Physics Department - University of Alaska



J O U R N AL CLUB

 

Auroral Precipitation and Quasi-Trapped Electrons

by

Dan Swift
Geophysical Institute

 

ABSTRACT

The visual auroral takes on a bewildering variety of forms ranging from the discrete, highly structured to the diffuse glow. There is a similarly large variety of electron spectra associated with the aurora, ranging from the field-aligned monoeneretic to the broad spectrum, nearly isotropic. An enormous conceptual simplification can be obtained by assuming that the auroral electrons are accelerated as spatially narrow, field-aligned beams, which are immediately scattered. The scattering leaves the bulk of electrons in quasitrapped orbits. The trapped electrons are subject to rapid pitch-angle scattering that maintains pitch-angle isotropy and continued auroral luminosity after the acceleration event has passed.
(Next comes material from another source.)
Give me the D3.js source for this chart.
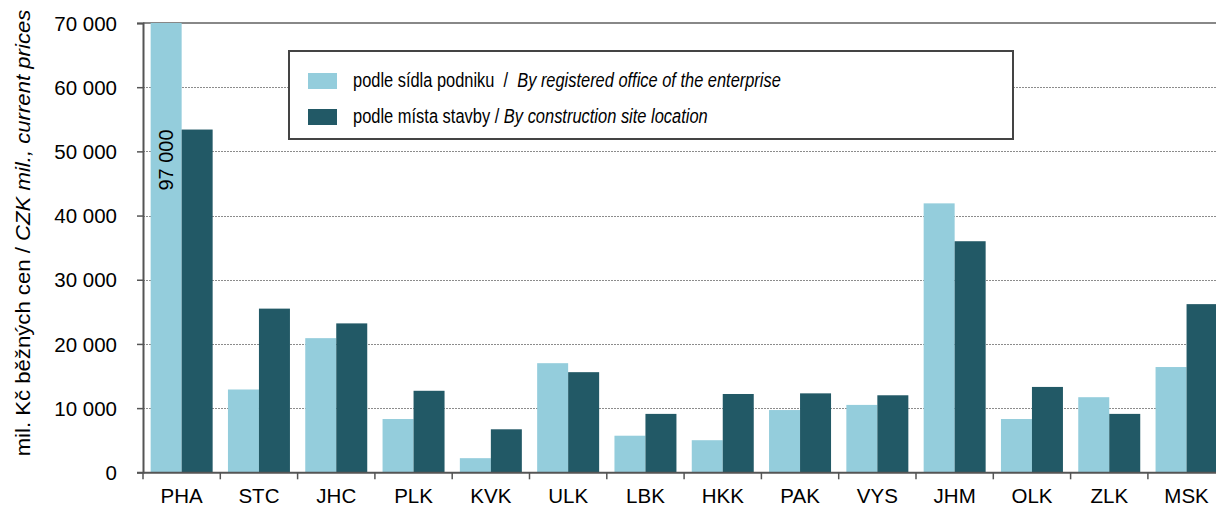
<!DOCTYPE html>
<html>
<head>
<meta charset="utf-8">
<script src="https://cdn.jsdelivr.net/npm/d3@7"></script>
<style>
  body { margin: 0; background: #fff; }
  svg { font-family: "Liberation Sans", Arial, sans-serif; }
</style>
</head>
<body>
<div id="chart"></div>
<script>
// regions and values (mil. Kč)
const regions = ["PHA", "STC", "JHC", "PLK", "KVK", "ULK", "LBK", "HKK", "PAK", "VYS", "JHM", "OLK", "ZLK", "MSK"];
const byOffice = [97000, 12900, 20900, 8300, 2200, 17000, 5700, 5000, 9700, 10500, 41900, 8300, 11700, 16400];
const bySite = [53400, 25500, 23200, 12700, 6700, 15600, 9100, 12200, 12300, 12000, 36000, 13300, 9100, 26200];
const seriesKeys = ["office", "site"];
const seriesNames = [
  ["podle sídla podniku  /  ", "By registered office of the enterprise"],
  ["podle místa stavby / ", "By construction site location"]
];
const yTicks = [0, 10000, 20000, 30000, 40000, 50000, 60000, 70000];
const yMax = 70000;

const colors = {office: "#94cddc", site: "#225966"};

var width = 1216, height = 506;
var margin = {top: 23, left: 143, bottom: 34};
var plotRight = 143 + 14 * 77.3;

var svg = d3.select("#chart").append("svg")
  .attr("width", width).attr("height", height);

var y = d3.scaleLinear().domain([0, yMax]).range([height - margin.bottom + 0.3, margin.top]);
var x = d3.scaleBand().domain(regions).range([margin.left, plotRight]).paddingInner(0).paddingOuter(0);
var xs = d3.scaleBand().domain(seriesKeys).range([0, x.bandwidth()]).paddingInner(0).paddingOuter(0.247);

var fmt = d3.formatLocale({decimal: ",", thousands: " ", grouping: [3], currency: ["", ""]}).format(",");

// squeeze or stretch a text along its direction so it is `target` px long
function fitText(t, target, base) {
  var len = t.node().getComputedTextLength();
  t.attr("transform", base + " scale(" + (target / len) + ",1)");
}

// gridlines
svg.append("g").selectAll("line")
  .data(yTicks.filter(d => d > 0 && d < yMax))
  .enter().append("line")
  .attr("x1", margin.left).attr("x2", plotRight)
  .attr("y1", d => Math.round(y(d)) + 0.5).attr("y2", d => Math.round(y(d)) + 0.5)
  .attr("stroke", "#8c8c8c").attr("stroke-width", 1)
  .attr("stroke-dasharray", "2,1");

// top border
svg.append("line")
  .attr("x1", margin.left).attr("x2", plotRight)
  .attr("y1", y(yMax)).attr("y2", y(yMax))
  .attr("stroke", "#606060").attr("stroke-width", 1.5);

var data = regions.map((r, i) => ({region: r, office: byOffice[i], site: bySite[i]}));

// bars
var groups = svg.append("g").selectAll("g")
  .data(data).enter().append("g")
  .attr("transform", d => "translate(" + x(d.region) + ",0)");

groups.selectAll("rect")
  .data(d => seriesKeys.map(k => ({key: k, value: d[k]})))
  .enter().append("rect")
  .attr("x", d => xs(d.key))
  .attr("width", xs.bandwidth())
  .attr("y", d => y(Math.min(d.value, yMax)))
  .attr("height", d => y(0) - y(Math.min(d.value, yMax)))
  .attr("fill", d => colors[d.key]);

// label for clipped PHA bar
var pha = data[0];
svg.append("text")
  .attr("transform", "translate(" + (x("PHA") + xs("office") + xs.bandwidth() / 2 + 7) + "," + 160 + ") rotate(-90)")
  .attr("text-anchor", "middle")
  .style("font-size", "20px")
  .attr("fill", "#000")
  .text(fmt(pha.office));

// Y axis
var yAxis = svg.append("g")
  .attr("transform", "translate(" + margin.left + ",0)")
  .call(d3.axisLeft(y).tickValues(yTicks).tickFormat(fmt).tickSize(6).tickPadding(20));
yAxis.select(".domain").attr("stroke", "#555").attr("stroke-width", 2);
yAxis.selectAll(".tick line").attr("stroke", "#555").attr("stroke-width", 1.5);
yAxis.selectAll(".tick text").style("font-size", "20.5px").attr("fill", "#000")
  .attr("font-family", "Liberation Sans, Arial, sans-serif").attr("dy", "0.35em");

// X axis
var xAxis = svg.append("g")
  .attr("transform", "translate(0," + y(0) + ")")
  .call(d3.axisBottom(x).tickSize(0).tickPadding(16));
xAxis.select(".domain").attr("stroke", "#555").attr("stroke-width", 2);
xAxis.selectAll(".tick text").style("font-size", "20.5px").attr("fill", "#000")
  .attr("font-family", "Liberation Sans, Arial, sans-serif");
// category separators
svg.append("g").selectAll("line")
  .data(regions.concat(["end"]))
  .enter().append("line")
  .attr("x1", (d, i) => margin.left + i * x.step())
  .attr("x2", (d, i) => margin.left + i * x.step())
  .attr("y1", y(0)).attr("y2", y(0) + 7)
  .attr("stroke", "#555").attr("stroke-width", 1.5);

// Y axis title
var yTitle = svg.append("text")
  .attr("text-anchor", "middle")
  .style("font-size", "19.5px")
  .attr("fill", "#000");
yTitle.append("tspan").text("mil. Kč běžných cen / ");
yTitle.append("tspan").style("font-style", "italic").text("CZK mil., current prices");
fitText(yTitle, 447, "translate(30,233) rotate(-90)");

// legend
var legend = svg.append("g");
legend.append("rect")
  .attr("x", 289).attr("y", 51).attr("width", 724).attr("height", 88)
  .attr("fill", "#fff").attr("stroke", "#444").attr("stroke-width", 2);

var legendRows = [
  {key: "office", y: 73, names: seriesNames[0], len: 428},
  {key: "site", y: 109, names: seriesNames[1], len: 355}
];
legendRows.forEach(r => {
  legend.append("rect")
    .attr("x", 308).attr("y", r.y).attr("width", 29).attr("height", 16)
    .attr("fill", colors[r.key]);
  var t = legend.append("text")
    .style("font-size", "19.5px")
    .style("white-space", "pre")
    .attr("fill", "#000");
  t.append("tspan").text(r.names[0]);
  t.append("tspan").style("font-style", "italic").text(r.names[1]);
  fitText(t, r.len, "translate(353," + (r.y + 14) + ")");
});
</script>
</body>
</html>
Differential gradient and curvature drift of electrons acts to spatially diffuse forms.
A radiation transport code is used to test this hypothesis. Auroral imagery from the Polar Satellite is used to define an initial radiation distribution, assuming pitch-angle isotropy. The radiation transport code is used to compute subsequent precipitation patterns assuming rapid pitch angle diffusion between a prescribed set of altitudes. These precipitation patterns can be compared with subsequent Polar images. It is found for a particular isolated substorm event that the luminosity decay time of twelve minutes to nearly an hour can be accounted for with the radiation transport code, assuming rapid pitch angle scattering occurs within the altitude range between 4,000 km to the equatorial plane. Eventually, the trapped electron population will fall to the point that it will no longer sustain the instability responsible for rapid pitch-angle diffusion, leaving a residual population more permanently trapped. The residual trapped intensities at geosynchronous orbit are found comparable to observed intensities. This suggests that the aurora is a source of the trapped electron radiation.